What happens if trust money is paid into the trustee’s personal bank account?

A

Overview
Trust Money Into Personal Bank Account: Rather than using trust funds to directly purchase replacement property, trustees may pay funds into their own bank accounts.

No Withdrawals
No Withdrawals: If trust money is paid into a personal bank account, but no withdrawals have been made since, the beneficiary may take a charge over the account to the value of loss (Re Hallett).

Withdrawals
Withdrawals: Trustee mixed trust funds amongst their personal funds, and has since used the account to make purchases.

(1) Basic Rule: The trustee spent their own money before trust money (Re Hallett).

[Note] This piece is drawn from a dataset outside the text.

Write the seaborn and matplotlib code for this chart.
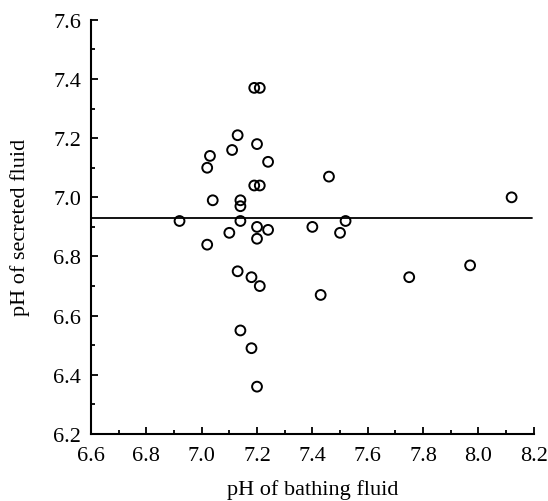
import matplotlib
matplotlib.use("Agg")
import matplotlib.pyplot as plt
import seaborn as sns
from matplotlib.ticker import MultipleLocator, FormatStrFormatter

# pH values
bathing_ph = [7.19, 7.21, 7.13, 7.11, 7.20, 7.03, 7.02, 7.24, 7.19, 7.21,
              7.04, 7.14, 7.14, 6.92, 7.14, 7.10, 7.20, 7.24, 7.20, 7.02,
              7.13, 7.18, 7.21, 7.14, 7.18, 7.20, 7.46, 8.12, 7.40,
              7.52, 7.50, 7.75, 7.97, 7.43]
secreted_ph = [7.37, 7.37, 7.21, 7.16, 7.18, 7.14, 7.10, 7.12, 7.04, 7.04,
               6.99, 6.99, 6.97, 6.92, 6.92, 6.88, 6.90, 6.89, 6.86, 6.84,
               6.75, 6.73, 6.70, 6.55, 6.49, 6.36, 7.07, 7.00, 6.90,
               6.92, 6.88, 6.73, 6.77, 6.67]
mean_line = 6.93

sns.set_theme(style="ticks")
plt.rcParams['font.family'] = ['Liberation Serif', 'DejaVu Serif']

fig = plt.figure(figsize=(5.48, 5.02), dpi=100)
ax = fig.add_axes([0.166, 0.1335, 0.808, 0.825])

sns.scatterplot(x=bathing_ph, y=secreted_ph, ax=ax, marker='o', s=50,
                facecolor='none', edgecolor='black', linewidth=1.4, zorder=3)
ax.axhline(mean_line, xmin=0, xmax=0.995, color='black', lw=1.3)

ax.set_xlim(6.6, 8.2)
ax.set_ylim(6.2, 7.6)
ax.xaxis.set_major_locator(MultipleLocator(0.2))
ax.xaxis.set_minor_locator(MultipleLocator(0.1))
ax.yaxis.set_major_locator(MultipleLocator(0.2))
ax.yaxis.set_minor_locator(MultipleLocator(0.1))
ax.tick_params(which='both', direction='in', color='black', width=1.3,
               labelsize=16, labelcolor='black')
ax.tick_params(which='major', length=5)
ax.tick_params(which='minor', length=3)
ax.tick_params(axis='x', pad=9)
ax.tick_params(axis='y', pad=7)
ax.xaxis.set_major_formatter(FormatStrFormatter('%.1f'))
ax.yaxis.set_major_formatter(FormatStrFormatter('%.1f'))

for side in ['top', 'right']:
    ax.spines[side].set_visible(False)
for side in ['left', 'bottom']:
    ax.spines[side].set_color('black')
    ax.spines[side].set_linewidth(1.5)

ax.set_xlabel('pH of bathing fluid', fontsize=16, color='black', labelpad=10)
ax.set_ylabel('pH of secreted fluid', fontsize=16, color='black', labelpad=17)

fig.savefig('out.png', dpi=100)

(2) Equitable Rule: If the trustee first spent their own money on a traceable asset, and then trust money was dissipated, the ‘Doctrine of the Honest Trustee’ reverses the presumption, and suggests own money was dissipated instead (Re Oatway).

(3) Lowest Intermediate Balance: Any money added to a personal account after the trust funds is not traceable, even if trust money was dissipated (Roscoe v Winder).

Withdrawals (Multiple Trusts)
Withdrawals w/ Multiple Trusts: Trustee mixed multiple trust funds amongst their personal funds, and has since used the account to make purchases.

(1) Basic Rule: The trustee spent their own money before trust money (Re Hallett). Trust funds are spent on the basis of ‘first in first out’ (Clayton’s Case). Trustees can claim proportions of replacement property, but not charges over them (unless wholly theirs).

(2) Equitable Rule: If the basic approach is impractical or results in injustice, then the trust funds and replacement assets are divided pari passu amongst the trusts in proportion to makeup of the account (Barlow Clowes v Vaughan).

(3) Lowest Intermediate Balance: Any money added to a personal account after the trust funds is not traceable, even if trust money was dissipated (Roscoe v Winder).